Challenge: Extract all of the data and reproduce it precisely.

Given data:
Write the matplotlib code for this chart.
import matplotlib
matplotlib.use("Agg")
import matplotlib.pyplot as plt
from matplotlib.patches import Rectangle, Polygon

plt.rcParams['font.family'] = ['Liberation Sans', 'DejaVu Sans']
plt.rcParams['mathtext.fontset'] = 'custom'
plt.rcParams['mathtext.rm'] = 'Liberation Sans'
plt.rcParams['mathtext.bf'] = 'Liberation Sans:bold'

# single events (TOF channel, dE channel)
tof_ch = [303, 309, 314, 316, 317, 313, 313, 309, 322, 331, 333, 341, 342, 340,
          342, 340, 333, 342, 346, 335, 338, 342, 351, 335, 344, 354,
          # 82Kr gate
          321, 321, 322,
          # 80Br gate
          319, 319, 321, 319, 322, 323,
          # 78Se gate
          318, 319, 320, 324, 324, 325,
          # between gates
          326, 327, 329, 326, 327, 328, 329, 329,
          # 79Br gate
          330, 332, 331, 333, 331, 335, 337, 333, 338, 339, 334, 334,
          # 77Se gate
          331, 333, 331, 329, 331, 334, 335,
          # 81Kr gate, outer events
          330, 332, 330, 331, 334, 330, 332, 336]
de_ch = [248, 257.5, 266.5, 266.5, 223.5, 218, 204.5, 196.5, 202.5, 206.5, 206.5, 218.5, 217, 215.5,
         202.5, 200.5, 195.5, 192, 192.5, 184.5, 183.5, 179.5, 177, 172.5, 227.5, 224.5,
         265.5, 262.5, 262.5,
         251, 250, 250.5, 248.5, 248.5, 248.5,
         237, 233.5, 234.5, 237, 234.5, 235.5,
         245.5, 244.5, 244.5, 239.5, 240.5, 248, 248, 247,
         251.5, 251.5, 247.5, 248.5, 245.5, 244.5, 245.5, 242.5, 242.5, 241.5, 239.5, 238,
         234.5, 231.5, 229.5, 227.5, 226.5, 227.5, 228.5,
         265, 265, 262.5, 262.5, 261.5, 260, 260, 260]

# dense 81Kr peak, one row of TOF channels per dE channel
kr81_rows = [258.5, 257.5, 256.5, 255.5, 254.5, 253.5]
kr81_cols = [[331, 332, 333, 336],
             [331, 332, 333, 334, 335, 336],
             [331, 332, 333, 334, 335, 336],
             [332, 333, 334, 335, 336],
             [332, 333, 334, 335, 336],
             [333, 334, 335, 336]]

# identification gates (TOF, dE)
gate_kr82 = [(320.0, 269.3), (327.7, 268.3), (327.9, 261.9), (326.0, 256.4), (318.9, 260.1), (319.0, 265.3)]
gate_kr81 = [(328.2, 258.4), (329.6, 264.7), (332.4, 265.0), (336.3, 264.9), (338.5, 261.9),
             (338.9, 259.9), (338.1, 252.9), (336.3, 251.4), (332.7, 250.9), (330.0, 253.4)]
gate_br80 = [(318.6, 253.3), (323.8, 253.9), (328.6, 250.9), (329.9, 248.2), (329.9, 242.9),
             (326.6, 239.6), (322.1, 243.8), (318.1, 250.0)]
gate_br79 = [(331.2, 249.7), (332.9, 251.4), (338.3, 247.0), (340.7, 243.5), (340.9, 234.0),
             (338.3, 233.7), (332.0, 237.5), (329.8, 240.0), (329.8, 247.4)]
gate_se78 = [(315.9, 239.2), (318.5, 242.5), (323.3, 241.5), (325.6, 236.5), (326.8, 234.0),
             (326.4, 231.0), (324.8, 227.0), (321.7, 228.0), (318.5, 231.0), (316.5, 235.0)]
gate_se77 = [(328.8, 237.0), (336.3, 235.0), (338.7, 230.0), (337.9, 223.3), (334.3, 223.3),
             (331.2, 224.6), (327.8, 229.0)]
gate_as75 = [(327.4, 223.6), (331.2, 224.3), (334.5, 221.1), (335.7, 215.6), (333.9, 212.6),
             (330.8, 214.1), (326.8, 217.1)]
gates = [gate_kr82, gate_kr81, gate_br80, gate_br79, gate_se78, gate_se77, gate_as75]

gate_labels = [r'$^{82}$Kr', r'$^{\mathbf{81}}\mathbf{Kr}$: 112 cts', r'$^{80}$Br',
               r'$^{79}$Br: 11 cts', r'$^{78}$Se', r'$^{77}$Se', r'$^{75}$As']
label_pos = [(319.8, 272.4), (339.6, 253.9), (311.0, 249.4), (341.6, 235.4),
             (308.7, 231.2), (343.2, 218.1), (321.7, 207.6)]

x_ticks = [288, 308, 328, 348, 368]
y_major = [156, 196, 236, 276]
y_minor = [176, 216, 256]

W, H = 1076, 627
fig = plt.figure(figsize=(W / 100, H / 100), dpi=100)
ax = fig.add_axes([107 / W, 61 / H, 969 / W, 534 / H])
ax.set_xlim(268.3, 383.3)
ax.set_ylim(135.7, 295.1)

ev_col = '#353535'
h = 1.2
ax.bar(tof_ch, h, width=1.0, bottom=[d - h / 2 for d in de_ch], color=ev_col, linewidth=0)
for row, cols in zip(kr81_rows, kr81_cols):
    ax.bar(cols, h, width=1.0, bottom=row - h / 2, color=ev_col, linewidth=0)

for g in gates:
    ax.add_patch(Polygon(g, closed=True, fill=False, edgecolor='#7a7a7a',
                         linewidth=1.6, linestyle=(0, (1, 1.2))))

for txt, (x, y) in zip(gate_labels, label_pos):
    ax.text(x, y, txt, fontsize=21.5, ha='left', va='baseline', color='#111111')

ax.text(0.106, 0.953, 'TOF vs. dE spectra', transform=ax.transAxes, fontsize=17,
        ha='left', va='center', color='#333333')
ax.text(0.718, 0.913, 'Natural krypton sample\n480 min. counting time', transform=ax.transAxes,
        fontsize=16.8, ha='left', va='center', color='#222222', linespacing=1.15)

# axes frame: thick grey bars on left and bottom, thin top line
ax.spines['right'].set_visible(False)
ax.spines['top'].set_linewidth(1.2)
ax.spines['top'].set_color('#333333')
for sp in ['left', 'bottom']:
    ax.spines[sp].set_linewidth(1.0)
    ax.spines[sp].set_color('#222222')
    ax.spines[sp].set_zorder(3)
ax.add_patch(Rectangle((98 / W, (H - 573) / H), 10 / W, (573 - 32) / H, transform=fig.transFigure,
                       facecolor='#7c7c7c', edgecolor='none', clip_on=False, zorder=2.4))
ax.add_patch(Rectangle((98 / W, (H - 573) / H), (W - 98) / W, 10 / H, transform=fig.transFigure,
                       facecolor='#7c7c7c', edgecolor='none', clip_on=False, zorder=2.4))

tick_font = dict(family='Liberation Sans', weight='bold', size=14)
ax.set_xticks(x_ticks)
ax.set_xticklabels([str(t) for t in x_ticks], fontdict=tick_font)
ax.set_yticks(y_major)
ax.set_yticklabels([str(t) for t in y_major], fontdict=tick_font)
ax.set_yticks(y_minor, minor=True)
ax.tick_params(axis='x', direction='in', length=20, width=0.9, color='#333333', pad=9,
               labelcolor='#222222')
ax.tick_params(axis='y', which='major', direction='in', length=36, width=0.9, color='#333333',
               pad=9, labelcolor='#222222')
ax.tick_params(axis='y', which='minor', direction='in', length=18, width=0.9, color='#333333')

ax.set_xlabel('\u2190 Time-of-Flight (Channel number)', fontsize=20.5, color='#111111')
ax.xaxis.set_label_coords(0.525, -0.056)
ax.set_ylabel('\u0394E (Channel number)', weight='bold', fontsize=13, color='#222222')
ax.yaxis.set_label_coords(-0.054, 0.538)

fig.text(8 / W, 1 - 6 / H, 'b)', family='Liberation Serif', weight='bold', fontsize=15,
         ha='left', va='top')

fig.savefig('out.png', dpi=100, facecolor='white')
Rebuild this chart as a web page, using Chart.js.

Answer to the task:
Write the matplotlib code for this chart.
import matplotlib
matplotlib.use("Agg")
import matplotlib.pyplot as plt
from matplotlib.patches import Rectangle, Polygon

plt.rcParams['font.family'] = ['Liberation Sans', 'DejaVu Sans']
plt.rcParams['mathtext.fontset'] = 'custom'
plt.rcParams['mathtext.rm'] = 'Liberation Sans'
plt.rcParams['mathtext.bf'] = 'Liberation Sans:bold'

# single events (TOF channel, dE channel)
tof_ch = [303, 309, 314, 316, 317, 313, 313, 309, 322, 331, 333, 341, 342, 340,
          342, 340, 333, 342, 346, 335, 338, 342, 351, 335, 344, 354,
          # 82Kr gate
          321, 321, 322,
          # 80Br gate
          319, 319, 321, 319, 322, 323,
          # 78Se gate
          318, 319, 320, 324, 324, 325,
          # between gates
          326, 327, 329, 326, 327, 328, 329, 329,
          # 79Br gate
          330, 332, 331, 333, 331, 335, 337, 333, 338, 339, 334, 334,
          # 77Se gate
          331, 333, 331, 329, 331, 334, 335,
          # 81Kr gate, outer events
          330, 332, 330, 331, 334, 330, 332, 336]
de_ch = [248, 257.5, 266.5, 266.5, 223.5, 218, 204.5, 196.5, 202.5, 206.5, 206.5, 218.5, 217, 215.5,
         202.5, 200.5, 195.5, 192, 192.5, 184.5, 183.5, 179.5, 177, 172.5, 227.5, 224.5,
         265.5, 262.5, 262.5,
         251, 250, 250.5, 248.5, 248.5, 248.5,
         237, 233.5, 234.5, 237, 234.5, 235.5,
         245.5, 244.5, 244.5, 239.5, 240.5, 248, 248, 247,
         251.5, 251.5, 247.5, 248.5, 245.5, 244.5, 245.5, 242.5, 242.5, 241.5, 239.5, 238,
         234.5, 231.5, 229.5, 227.5, 226.5, 227.5, 228.5,
         265, 265, 262.5, 262.5, 261.5, 260, 260, 260]

# dense 81Kr peak, one row of TOF channels per dE channel
kr81_rows = [258.5, 257.5, 256.5, 255.5, 254.5, 253.5]
kr81_cols = [[331, 332, 333, 336],
             [331, 332, 333, 334, 335, 336],
             [331, 332, 333, 334, 335, 336],
             [332, 333, 334, 335, 336],
             [332, 333, 334, 335, 336],
             [333, 334, 335, 336]]

# identification gates (TOF, dE)
gate_kr82 = [(320.0, 269.3), (327.7, 268.3), (327.9, 261.9), (326.0, 256.4), (318.9, 260.1), (319.0, 265.3)]
gate_kr81 = [(328.2, 258.4), (329.6, 264.7), (332.4, 265.0), (336.3, 264.9), (338.5, 261.9),
             (338.9, 259.9), (338.1, 252.9), (336.3, 251.4), (332.7, 250.9), (330.0, 253.4)]
gate_br80 = [(318.6, 253.3), (323.8, 253.9), (328.6, 250.9), (329.9, 248.2), (329.9, 242.9),
             (326.6, 239.6), (322.1, 243.8), (318.1, 250.0)]
gate_br79 = [(331.2, 249.7), (332.9, 251.4), (338.3, 247.0), (340.7, 243.5), (340.9, 234.0),
             (338.3, 233.7), (332.0, 237.5), (329.8, 240.0), (329.8, 247.4)]
gate_se78 = [(315.9, 239.2), (318.5, 242.5), (323.3, 241.5), (325.6, 236.5), (326.8, 234.0),
             (326.4, 231.0), (324.8, 227.0), (321.7, 228.0), (318.5, 231.0), (316.5, 235.0)]
gate_se77 = [(328.8, 237.0), (336.3, 235.0), (338.7, 230.0), (337.9, 223.3), (334.3, 223.3),
             (331.2, 224.6), (327.8, 229.0)]
gate_as75 = [(327.4, 223.6), (331.2, 224.3), (334.5, 221.1), (335.7, 215.6), (333.9, 212.6),
             (330.8, 214.1), (326.8, 217.1)]
gates = [gate_kr82, gate_kr81, gate_br80, gate_br79, gate_se78, gate_se77, gate_as75]

gate_labels = [r'$^{82}$Kr', r'$^{\mathbf{81}}\mathbf{Kr}$: 112 cts', r'$^{80}$Br',
               r'$^{79}$Br: 11 cts', r'$^{78}$Se', r'$^{77}$Se', r'$^{75}$As']
label_pos = [(319.8, 272.4), (339.6, 253.9), (311.0, 249.4), (341.6, 235.4),
             (308.7, 231.2), (343.2, 218.1), (321.7, 207.6)]

x_ticks = [288, 308, 328, 348, 368]
y_major = [156, 196, 236, 276]
y_minor = [176, 216, 256]

W, H = 1076, 627
fig = plt.figure(figsize=(W / 100, H / 100), dpi=100)
ax = fig.add_axes([107 / W, 61 / H, 969 / W, 534 / H])
ax.set_xlim(268.3, 383.3)
ax.set_ylim(135.7, 295.1)

ev_col = '#353535'
h = 1.2
ax.bar(tof_ch, h, width=1.0, bottom=[d - h / 2 for d in de_ch], color=ev_col, linewidth=0)
for row, cols in zip(kr81_rows, kr81_cols):
    ax.bar(cols, h, width=1.0, bottom=row - h / 2, color=ev_col, linewidth=0)

for g in gates:
    ax.add_patch(Polygon(g, closed=True, fill=False, edgecolor='#7a7a7a',
                         linewidth=1.6, linestyle=(0, (1, 1.2))))

for txt, (x, y) in zip(gate_labels, label_pos):
    ax.text(x, y, txt, fontsize=21.5, ha='left', va='baseline', color='#111111')

ax.text(0.106, 0.953, 'TOF vs. dE spectra', transform=ax.transAxes, fontsize=17,
        ha='left', va='center', color='#333333')
ax.text(0.718, 0.913, 'Natural krypton sample\n480 min. counting time', transform=ax.transAxes,
        fontsize=16.8, ha='left', va='center', color='#222222', linespacing=1.15)

# axes frame: thick grey bars on left and bottom, thin top line
ax.spines['right'].set_visible(False)
ax.spines['top'].set_linewidth(1.2)
ax.spines['top'].set_color('#333333')
for sp in ['left', 'bottom']:
    ax.spines[sp].set_linewidth(1.0)
    ax.spines[sp].set_color('#222222')
    ax.spines[sp].set_zorder(3)
ax.add_patch(Rectangle((98 / W, (H - 573) / H), 10 / W, (573 - 32) / H, transform=fig.transFigure,
                       facecolor='#7c7c7c', edgecolor='none', clip_on=False, zorder=2.4))
ax.add_patch(Rectangle((98 / W, (H - 573) / H), (W - 98) / W, 10 / H, transform=fig.transFigure,
                       facecolor='#7c7c7c', edgecolor='none', clip_on=False, zorder=2.4))

tick_font = dict(family='Liberation Sans', weight='bold', size=14)
ax.set_xticks(x_ticks)
ax.set_xticklabels([str(t) for t in x_ticks], fontdict=tick_font)
ax.set_yticks(y_major)
ax.set_yticklabels([str(t) for t in y_major], fontdict=tick_font)
ax.set_yticks(y_minor, minor=True)
ax.tick_params(axis='x', direction='in', length=20, width=0.9, color='#333333', pad=9,
               labelcolor='#222222')
ax.tick_params(axis='y', which='major', direction='in', length=36, width=0.9, color='#333333',
               pad=9, labelcolor='#222222')
ax.tick_params(axis='y', which='minor', direction='in', length=18, width=0.9, color='#333333')

ax.set_xlabel('\u2190 Time-of-Flight (Channel number)', fontsize=20.5, color='#111111')
ax.xaxis.set_label_coords(0.525, -0.056)
ax.set_ylabel('\u0394E (Channel number)', weight='bold', fontsize=13, color='#222222')
ax.yaxis.set_label_coords(-0.054, 0.538)

fig.text(8 / W, 1 - 6 / H, 'b)', family='Liberation Serif', weight='bold', fontsize=15,
         ha='left', va='top')

fig.savefig('out.png', dpi=100, facecolor='white')
Rebuild this chart as a web page, using Chart.js.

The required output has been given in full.